We are first introduced to teenage Simon at Wesley College, his boarding school. The tennis coach informs the team that they will be playing a special tournament with the Clutch Plates -- the team from a technical school: "As children of privilege and culture, it was our duty to share our amenities with the less privileged . . . and we resigned ourselves to our putative high-mindedness." When the Clutch Plates arrive, he is surprised to see his old chum Fanie van den Bergh step off the bus. Then Simon takes the reader back through his years as a primary school student when he had been a classmate of Fanie's and instead of plot we travel along these recollections through which Simon reflects on the intersection of sex, power and the world at large.

In one of these episodes, Simon recalls a Ladies Home Journal cartoon with "S-E-X" in the caption.
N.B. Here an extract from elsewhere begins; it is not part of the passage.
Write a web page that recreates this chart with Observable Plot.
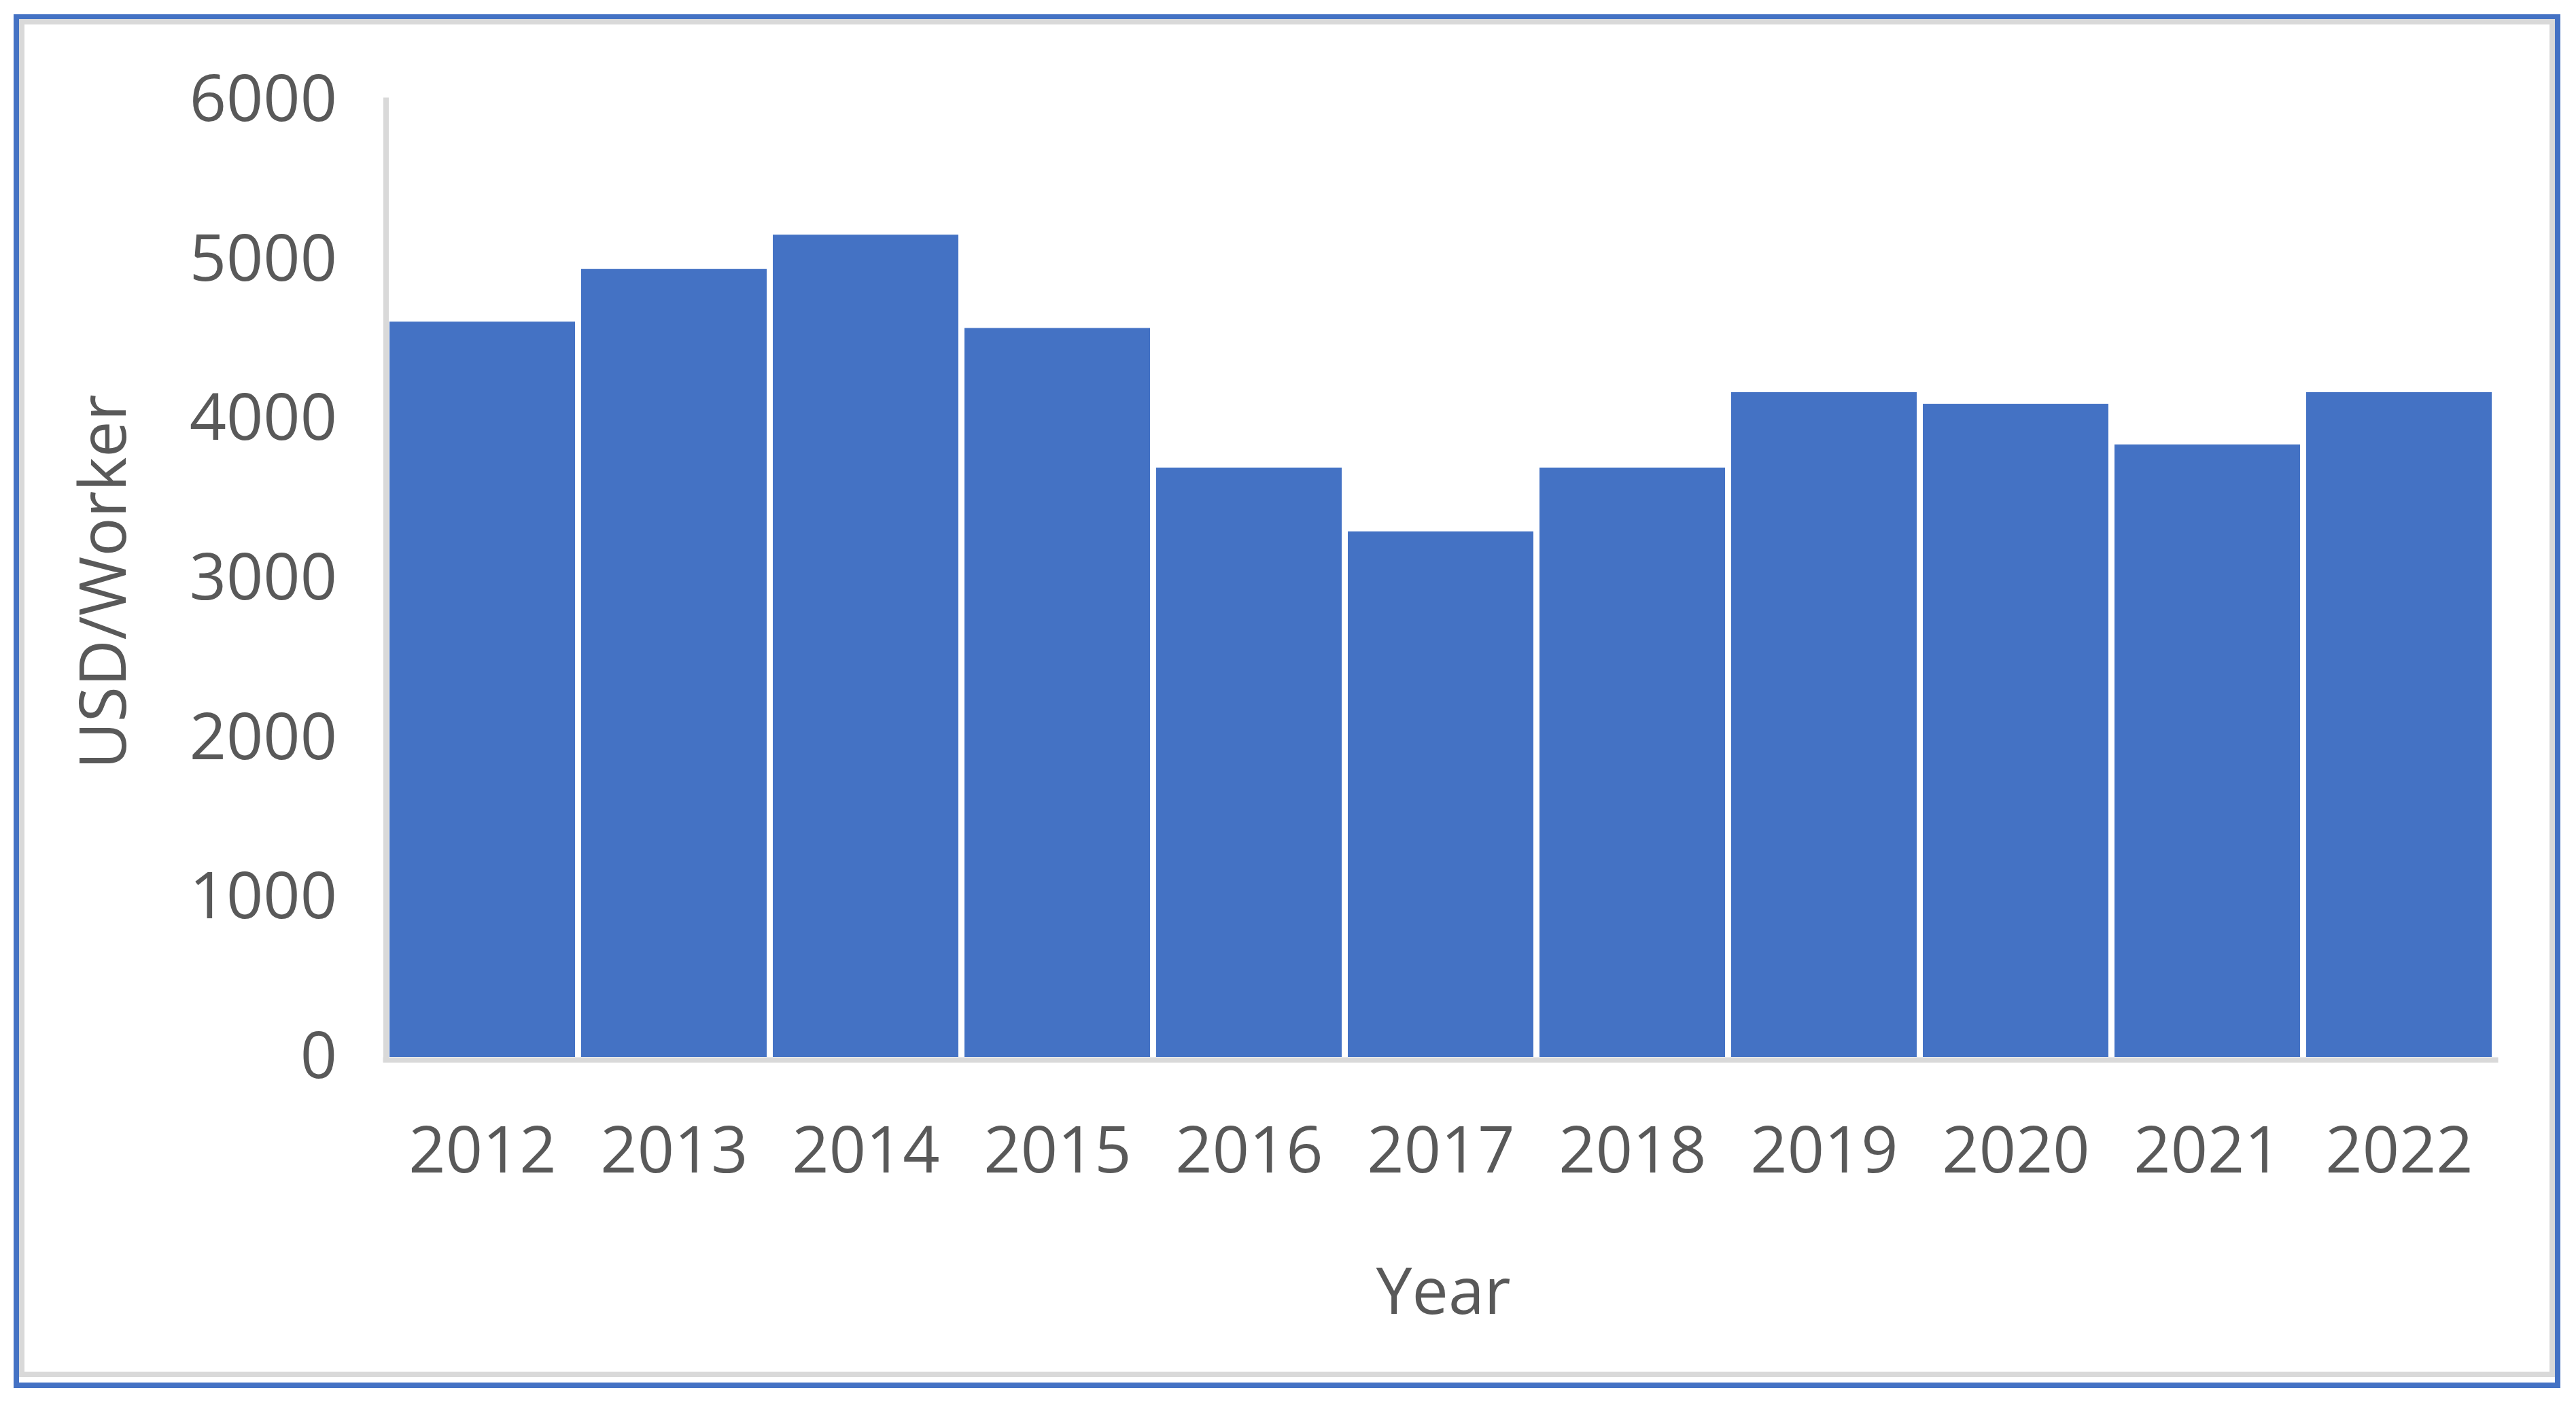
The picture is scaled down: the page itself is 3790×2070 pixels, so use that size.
<!DOCTYPE html>
<html>
<head>
<meta charset="utf-8">
<script src="https://cdn.jsdelivr.net/npm/d3@7"></script>
<script src="https://cdn.jsdelivr.net/npm/@observablehq/plot@0.6"></script>
<style>
  html, body { margin: 0; padding: 0; background: #ffffff; }
  #wrap { position: relative; width: 3790px; height: 2070px; overflow: hidden; }
  #chart { position: absolute; left: 0; top: 0; }
  .box { position: absolute; box-sizing: border-box; pointer-events: none; }
  #outer { left: 20px; top: 21px; width: 3747px; height: 2021px; border: 8px solid #4472C4; }
  #inner { left: 28px; top: 28px; width: 3731px; height: 1998px; border: 8px solid #d9d9d9; }
</style>
</head>
<body>
<div id="wrap">
  <div id="chart"></div>
  <div class="box" id="outer"></div>
  <div class="box" id="inner"></div>
</div>
<script>
const years = ["2012", "2013", "2014", "2015", "2016", "2017", "2018", "2019", "2020", "2021", "2022"];
const values = [4610, 4940, 5155, 4570, 3695, 3295, 3695, 4168, 4095, 3840, 4168];
const yTicks = [0, 1000, 2000, 3000, 4000, 5000, 6000];
const yLabel = "USD/Worker";
const xLabel = "Year";

const data = years.map((y, i) => ({year: y, value: values[i]}));

const FONT = "'Open Sans', 'Noto Sans', sans-serif";
const TEXT = "#595959";
const GRAY = "#d9d9d9";
const BLUE = "#4472C4";

const plot = Plot.plot({
  width: 3790,
  height: 2070,
  marginLeft: 567.5,
  marginRight: 118.5,
  marginTop: 147,
  marginBottom: 515,
  style: {background: "none", fontFamily: FONT, color: TEXT, overflow: "visible"},
  x: {type: "band", domain: years, paddingInner: 0.032, paddingOuter: 0.016, align: 0.5},
  y: {domain: [0, 6000]},
  marks: [
    Plot.barY(data, {x: "year", y: "value", fill: BLUE}),
    Plot.frame({anchor: "left", stroke: GRAY, strokeWidth: 8}),
    Plot.ruleY([0], {stroke: GRAY, strokeWidth: 8, dy: 4, insetLeft: -4, insetRight: -4}),
    Plot.axisY({ticks: yTicks, tickSize: 0, tickPadding: 72, fontSize: 95, fill: TEXT, label: null, tickFormat: d => String(d)}),
    Plot.axisX({tickSize: 0, tickPadding: 102.5, fontSize: 95, fill: TEXT, label: null}),
    Plot.text([xLabel], {frameAnchor: "bottom", lineAnchor: "bottom", textAnchor: "middle", dx: 3.5, dy: 377, fontSize: 95, fill: TEXT, text: d => d}),
    Plot.text([yLabel], {frameAnchor: "left", lineAnchor: "bottom", textAnchor: "middle", rotate: -90, dx: -383.5, dy: 4.5, fontSize: 95, fill: TEXT, text: d => d})
  ]
});
document.getElementById("chart").appendChild(plot);
</script>
</body>
</html>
The dictionary was not much help in solving this mystery, so he "saved up the word and watched for things to fall into place around it."

It is in Simon's analyses where we see the crossover of his child and adult mind filtering and interpreting the secrets he is trying to unravel.

As the answers remain out of reach, he recalls his mother saying, "When you grow up you'll discover that you don't know much more, you just get better at living with your ignorance."

Heyns paints the narrator, the reflecting adult Simon, in such subtle tones as to make him invisible -- more a conscience than overarching presence.

The storytelling falters, however, when Heyns skips back and forth between Simon as child and Simon as teenager. He forces the connections via episodic flashbacks, but what the episodes lack in continuity, they reward with the splendid characters who inhabit them. Heyns creates empathy for the good and the bad in a short amount of space:

Chinless Betty, an adult with whom the child Simon shares cream soda floats at the local cafe, answers some of Simon's recondite questions. Her responses, and his mother's, are heart-stopping and humorous moments.

Betty, the village phone operator, recounts her disagreement with a caller who wants her to speak in Afrikaans first, then English, and she explains to Simon that it's a matter of principle.

"What's a principle?" Simon asks, to which Betty replies: "A principle is something that you're prepared to make yourself unpleasant about."

Simon suffers the trials and tribulations of love, as relationships sour or shift: His primary school crush dumps him for a rugby player.

He observes aggressors and victims in relationships, tries to differentiate love from sex and power, distinguish human frailty from backbone.

Simon also observes unconventional love struggling against society's prejudices: Klasie the postmaster who lives with his devoutly Catholic mother falls in love with Trevor the pink-shirted hitchhiker. Gradually, love begins to get crowded out for Simon and he begins to understand how people can abuse power in its guise.

In one scene he discusses "Great Expectations" with "my stranger" and we see his conflict. "Miss Havisham did wrong . . . because she taught Estella never to love anybody, but I don't know . . . I can sort of see her point . . . the one who loves is weak and the one who doesn't love is strong."

When his observations become more and more tainted, he is called a cynic.

"What's cynical?" he asks.

His mother replies: "[P]eople who don't believe in life anymore."

Heyns' story goes beyond Simon's coming-of-age and broaches something much bigger: society's own struggles with coming-of-age.

--

Wallen is a book reviewer, novelist and the "Unconventional Relationships" columnist for the Faster Times.